[Python-ideas] Pass a function as the argument "step" of range()

Andrew Barnert abarnert at yahoo.com
Fri Jul 3 12:17:24 CEST 2015


On Jul 2, 2015, at 23:28, Pierre Quentel <pierre.quentel at gmail.com> wrote:
> 
> 2015-07-03 5:20 GMT+02:00 Andrew Barnert <abarnert at yahoo.com>:
>>> On Jul 2, 2015, at 03:17, Pierre Quentel <pierre.quentel at gmail.com> wrote:
>>> 
>>> 2015-07-02 9:32 GMT+02:00 Andrew Barnert via Python-ideas <python-ideas at python.org>:
>>>> LOn Jul 2, 2015, at 00:12, Nathaniel Smith 
>>>> You can already do this with accumulate; you just have to write lambda x, _: x*2.
>>>> 
>>>> Of course it doesn't include the built-in bounds, but I don't think you'd want that anyway. With accumulate, you can bound on the domain by passing range instead of count for the input, bound on the range with takewhile, or generate an infinite iterator, or anything else you think might be useful.
>>>> 
>>>> Or one more of the various combinations of things you can trivially build out of these pieces might be useful as a recipe ("irange"?) and/or in the third-party more-iterools.
>>> 
>>> I am not saying that you can't find other ways to get the same result, just that using a function (usually a lambda) is easier to code and to understand.
>> 
>> I don't understand how using a function is easier to code and understand than using a function. Or how passing it to range is any simpler than passing it to accumulate, or to a recipe function built on top of accumulate.
> 
> With the proposed addition to raise, the list of powers of 2 lower than 100 would be :
> 
> list(range(1, 100, lambda x:x*2))
> 
> How do you code the same with accumulate ? I tried, but I'm stuck with "stop when the element is >= 100"

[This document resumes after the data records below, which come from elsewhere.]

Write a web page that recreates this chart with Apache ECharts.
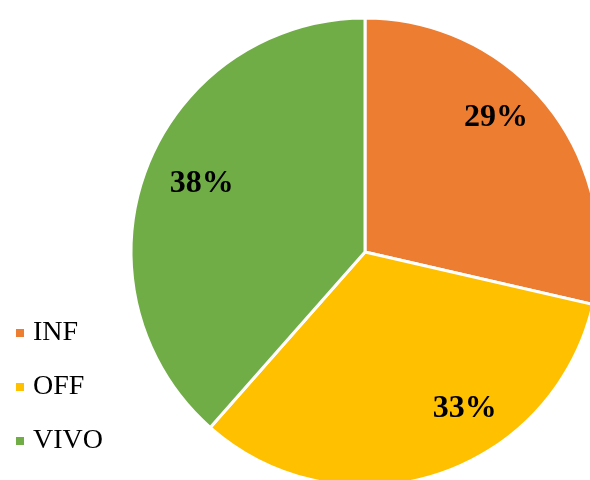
<!DOCTYPE html>
<html>
<head>
<meta charset="utf-8">
<script src="https://cdn.jsdelivr.net/npm/echarts@6/dist/echarts.min.js"></script>
<style>
  html, body { margin: 0; padding: 0; background: #fff; }
  #main { width: 590px; height: 480px; }
</style>
</head>
<body>
<div id="main"></div>
<script>
// data (slice angles estimated, labels rounded to whole %)
const categories = ['INF', 'OFF', 'VIVO'];
const shares = [28.6, 32.9, 38.5];
const colors = ['#ED7D31', '#FFC000', '#70AD47'];
// nudge labels to where the original sits them
const labelOffsets = [[37, -60], [63, 42], [-51, -26]];

let myChart = echarts.init(document.getElementById('main'));

let pieData = [];
for (let i = 0; i < categories.length; i++) {
    pieData.push({
        name: categories[i],
        value: shares[i],
        itemStyle: { color: colors[i] },
        label: { offset: labelOffsets[i] }
    });
}

let option = {
    animation: false,
    backgroundColor: '#fff',
    legend: {
        orient: 'vertical',
        left: 9,
        top: 314,
        icon: 'rect',
        itemWidth: 10,
        itemHeight: 10,
        itemGap: 26,
        data: categories,
        textStyle: {
            fontFamily: 'Liberation Serif',
            fontSize: 28,
            color: '#000',
            padding: [0, 0, 0, 3]
        }
    },
    series: [
        {
            type: 'pie',
            center: [365, 252],
            radius: 234,
            startAngle: 90,
            clockwise: true,
            percentPrecision: 0,
            itemStyle: { borderColor: '#fff', borderWidth: 3 },
            label: {
                show: true,
                position: 'inside',
                formatter: '{d}%',
                fontFamily: 'Liberation Serif',
                fontWeight: 'bold',
                fontSize: 32,
                color: '#000'
            },
            labelLine: { show: false },
            emphasis: { disabled: true },
            data: pieData
        }
    ]
};
myChart.setOption(option);
</script>
</body>
</html>
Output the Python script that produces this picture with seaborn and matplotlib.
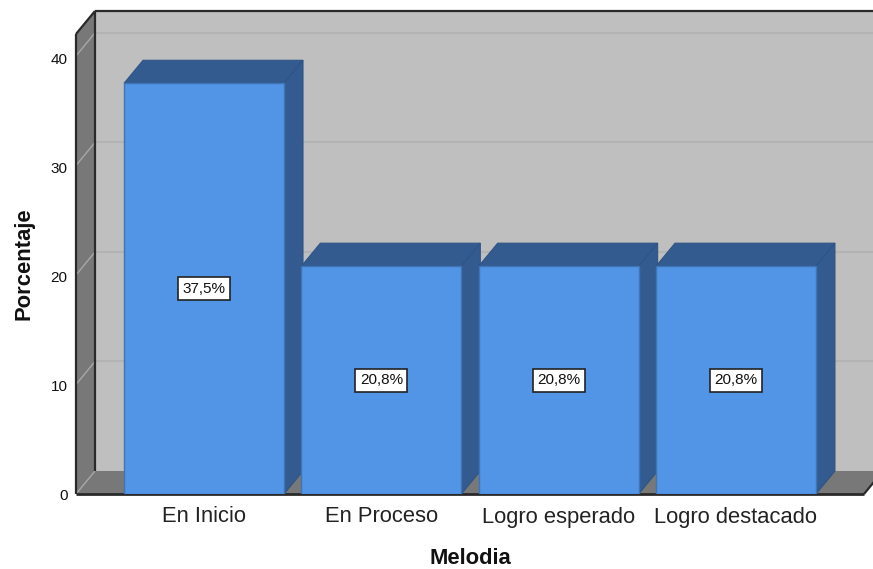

A genexpr, a generator function, or a takewhile call.

I already explained how you could write an "irange" function in two lines out of count, accumulate, and takewhile (along with a variety of other useful things). I also suggested that if this isn't obvious enough, it could be a handy recipe in the docs and/or a useful addition to the third-party more-itertools package. So, given that recipe, you'd write it as:

    list(irange(1, 100, lambda x:x*2))

There's no need to add a new itertools.orbit (with a custom C implementation), much less to change range into something that's sometimes a Sequence and sometimes not, when a two-line recipe (that's also an instructive sample) does it just as well.